Data extract
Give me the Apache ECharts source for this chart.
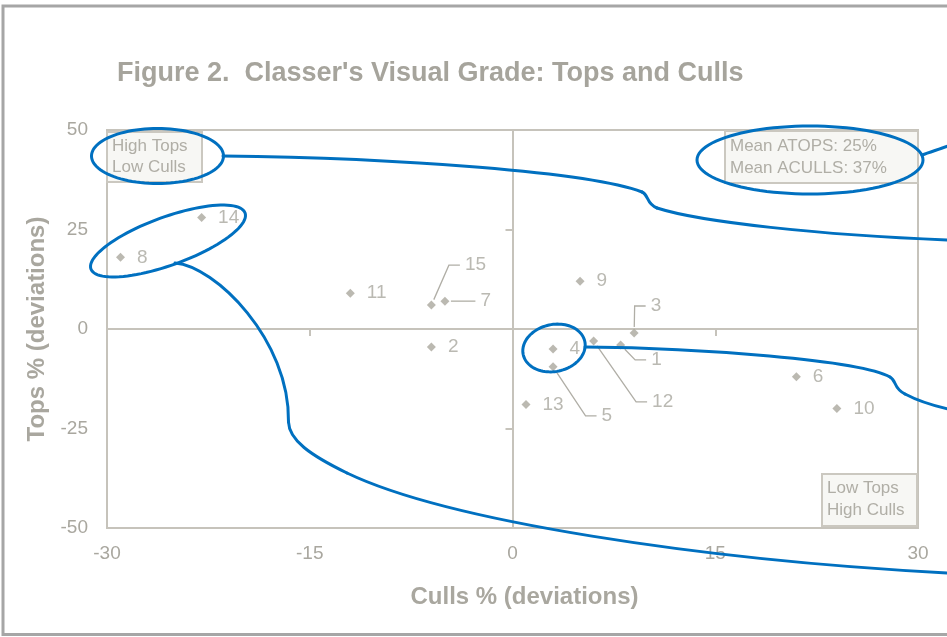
<!DOCTYPE html>
<html>
<head>
<meta charset="utf-8">
<script src="https://cdn.jsdelivr.net/npm/echarts@6/dist/echarts.min.js"></script>
<style>
html,body{margin:0;padding:0;background:#fff;}
#chart{width:947px;height:637px;}
</style>
</head>
<body>
<div id="chart"></div>
<script>
// ---- data ----
const pointLabels = ['1','2','3','4','5','6','7','8','9','10','11','12','13','14','15'];
const cullsDev   = [8, -6, 9, 3, 3, 21, -5, -29, 5, 24, -12, 6, 1, -23, -6];
const topsDev    = [-4, -4.5, -1, -5, -9.5, -12, 7, 18, 12, -20, 9, -3, -19, 28, 6];
const xTicks = { min: -30, max: 30, interval: 15 };
const yTicks = { min: -50, max: 50, interval: 25 };
const titleText = "Figure 2.  Classer's Visual Grade: Tops and Culls";
const xName = 'Culls % (deviations)';
const yName = 'Tops % (deviations)';
const noteTopLeft = ['High Tops', 'Low Culls'];
const noteMeans = ['Mean ATOPS: 25%', 'Mean ACULLS: 37%'];
const noteBottomRight = ['Low Tops', 'High Culls'];

// label placement (pixels) for labels with leader lines
const leaderOffsets = { '15': [17, -40], '7': [19, 0], '3': [0, -27], '1': [14, 15], '12': [42, 61], '5': [32, 49] };

const TXT = '#a9a79f';
const AX = '#c6c3bb';
const BLUE = '#0070c0';
const FONT = 'Liberation Sans, Arial, sans-serif';
const SYM = 9, LBL_DIST = 12;

const seriesData = pointLabels.map((n, i) => ({ name: n, value: [cullsDev[i], topsDev[i]] }));

function ellipse(cx, cy, a, b, deg) {
  const r = deg * Math.PI / 180, pts = [];
  for (let i = 0; i < 96; i++) {
    const t = i / 96 * Math.PI * 2;
    pts.push([cx + a * Math.cos(t) * Math.cos(r) - b * Math.sin(t) * Math.sin(r),
              cy + a * Math.cos(t) * Math.sin(r) + b * Math.sin(t) * Math.cos(r)]);
  }
  return { type: 'polygon', z: 100, shape: { points: pts }, style: { fill: null, stroke: BLUE, lineWidth: 3 } };
}
function bez(p0, c1, c2, p3) {
  return { type: 'bezierCurve', z: 100,
    shape: { x1: p0[0], y1: p0[1], cpx1: c1[0], cpy1: c1[1], cpx2: c2[0], cpy2: c2[1], x2: p3[0], y2: p3[1] },
    style: { fill: null, stroke: BLUE, lineWidth: 3, lineCap: 'round' } };
}
function noteBox(x, y, w, h, lines, lh) {
  return [
    { type: 'rect', z: 50, shape: { x: x, y: y, width: w, height: h },
      style: { fill: '#f7f7f4', stroke: '#cbc8c0', lineWidth: 2 } },
    { type: 'text', z: 51, x: x + 5, y: y + 4,
      style: { text: lines.join('\n'), font: '17px ' + FONT, fill: '#b0aea6', lineHeight: lh, verticalAlign: 'top' } }
  ];
}

const baseGraphics = [
  { type: 'rect', z: 0, shape: { x: 3, y: 6, width: 1000, height: 628.5 },
    style: { fill: null, stroke: '#a6a6a6', lineWidth: 3 } },
  ...noteBox(107, 132, 95, 50, noteTopLeft, 21),
  ...noteBox(725, 131, 193, 52, noteMeans, 22),
  ...noteBox(822, 474, 95, 52, noteBottomRight, 21.5),
  ellipse(157.5, 156, 66, 27.5, 0),
  ellipse(810, 160, 113, 34, 0),
  ellipse(168, 241, 82, 24, -20),
  ellipse(554, 348, 31.5, 23.5, -12),
  // high tops -> right
  bez([223,156], [400,158], [590,172], [642,192]),
  bez([642,192], [649,195], [646,204], [657,208]),
  bez([657,208], [700,222], [820,235], [948,240]),
  // means -> right
  bez([922,155], [930,152], [940,149], [948,146]),
  // 8/14 -> down and right
  bez([175,263], [215,266], [290,340], [288.5,422]),
  bez([288.5,422], [289,440], [310,455], [347,473]),
  bez([347,473], [447,521], [700,560], [948,573]),
  // 4 -> right
  bez([585,347], [700,348], [860,360], [890,377]),
  bez([890,377], [897,381], [893,388], [905,394]),
  bez([905,394], [920,402], [935,406], [948,409])
];

const chart = echarts.init(document.getElementById('chart'), null, { renderer: 'canvas' });
chart.setOption({
  backgroundColor: '#ffffff',
  animation: false,
  title: {
    text: titleText, left: 117, top: 60, padding: 0,
    textStyle: { fontSize: 27, fontWeight: 'bold', color: '#a6a49c', fontFamily: FONT }
  },
  grid: {
    left: 107, right: 29, top: 130, bottom: 109,
    show: true, borderColor: AX, borderWidth: 2, backgroundColor: 'transparent',
    outerBoundsMode: 'none', containLabel: false
  },
  xAxis: [
    {
      type: 'value', min: xTicks.min, max: xTicks.max, interval: xTicks.interval, position: 'bottom',
      axisLine: { show: false, onZero: false }, axisTick: { show: false }, splitLine: { show: false },
      axisLabel: { margin: 16, fontSize: 19, color: TXT, fontFamily: FONT },
      name: xName, nameLocation: 'middle', nameGap: 57,
      nameTextStyle: { fontSize: 24, fontWeight: 'bold', color: TXT, fontFamily: FONT, padding: [0, 0, 0, 24] }
    },
    {
      type: 'value', min: xTicks.min, max: xTicks.max, interval: xTicks.interval, position: 'bottom',
      axisLine: { show: true, onZero: true, onZeroAxisIndex: 0, lineStyle: { color: AX, width: 2 } },
      axisTick: { show: true, length: 7, lineStyle: { color: AX, width: 2 } },
      axisLabel: { show: false }, splitLine: { show: false }
    }
  ],
  yAxis: [
    {
      type: 'value', min: yTicks.min, max: yTicks.max, interval: yTicks.interval, position: 'left',
      axisLine: { show: false, onZero: false }, axisTick: { show: false }, splitLine: { show: false },
      axisLabel: { margin: 19, fontSize: 19, color: TXT, fontFamily: FONT },
      name: yName, nameLocation: 'middle', nameGap: 58,
      nameTextStyle: { fontSize: 24, fontWeight: 'bold', color: TXT, fontFamily: FONT }
    },
    {
      type: 'value', min: yTicks.min, max: yTicks.max, interval: yTicks.interval, position: 'left',
      axisLine: { show: true, onZero: true, onZeroAxisIndex: 0, lineStyle: { color: AX, width: 2 } },
      axisTick: { show: true, length: 7, lineStyle: { color: AX, width: 2 } },
      axisLabel: { show: false }, splitLine: { show: false }
    }
  ],
  series: [{
    type: 'scatter', xAxisIndex: 0, yAxisIndex: 0,
    symbol: 'diamond', symbolSize: SYM,
    itemStyle: { color: '#aaa89e' },
    data: seriesData,
    label: {
      show: true, position: 'right', distance: LBL_DIST, formatter: '{b}',
      fontSize: 19, color: TXT, fontFamily: FONT
    },
    labelLayout: function (p) {
      const off = leaderOffsets[pointLabels[p.dataIndex]];
      return off ? { dx: off[0], dy: off[1] } : {};
    },
    z: 5
  }],
  graphic: { elements: baseGraphics }
});

// leader lines (Excel style elbow), anchored on the library's own pixel mapping of each point
const leaders = [];
pointLabels.forEach((n, i) => {
  const off = leaderOffsets[n];
  if (!off) return;
  const p = chart.convertToPixel({ seriesIndex: 0 }, [cullsDev[i], topsDev[i]]);
  const lx = p[0] + SYM / 2 + LBL_DIST + off[0];
  const ly = p[1] + off[1];
  const ex = lx - 16, ey = ly, hx = lx - 5;
  const dx = ex - p[0], dy = ey - p[1];
  const len = Math.sqrt(dx * dx + dy * dy) || 1;
  const s = Math.min(6, len);
  leaders.push({
    type: 'polyline', z: 20,
    shape: { points: [[p[0] + dx / len * s, p[1] + dy / len * s], [ex, ey], [hx, ey]] },
    style: { fill: null, stroke: '#b0aea6', lineWidth: 1.3 }
  });
});
chart.setOption({ graphic: { elements: baseGraphics.concat(leaders) } });
</script>
</body>
</html>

Problem to work on
Without any pictures, reproduce the lines from the first one in the material through the line that has "61], '5': [32, 49]", exactly as they appear.

Finished answer
Give me the Apache ECharts source for this chart.
<!DOCTYPE html>
<html>
<head>
<meta charset="utf-8">
<script src="https://cdn.jsdelivr.net/npm/echarts@6/dist/echarts.min.js"></script>
<style>
html,body{margin:0;padding:0;background:#fff;}
#chart{width:947px;height:637px;}
</style>
</head>
<body>
<div id="chart"></div>
<script>
// ---- data ----
const pointLabels = ['1','2','3','4','5','6','7','8','9','10','11','12','13','14','15'];
const cullsDev   = [8, -6, 9, 3, 3, 21, -5, -29, 5, 24, -12, 6, 1, -23, -6];
const topsDev    = [-4, -4.5, -1, -5, -9.5, -12, 7, 18, 12, -20, 9, -3, -19, 28, 6];
const xTicks = { min: -30, max: 30, interval: 15 };
const yTicks = { min: -50, max: 50, interval: 25 };
const titleText = "Figure 2.  Classer's Visual Grade: Tops and Culls";
const xName = 'Culls % (deviations)';
const yName = 'Tops % (deviations)';
const noteTopLeft = ['High Tops', 'Low Culls'];
const noteMeans = ['Mean ATOPS: 25%', 'Mean ACULLS: 37%'];
const noteBottomRight = ['Low Tops', 'High Culls'];

// label placement (pixels) for labels with leader lines
const leaderOffsets = { '15': [17, -40], '7': [19, 0], '3': [0, -27], '1': [14, 15], '12': [42, 61], '5': [32, 49] };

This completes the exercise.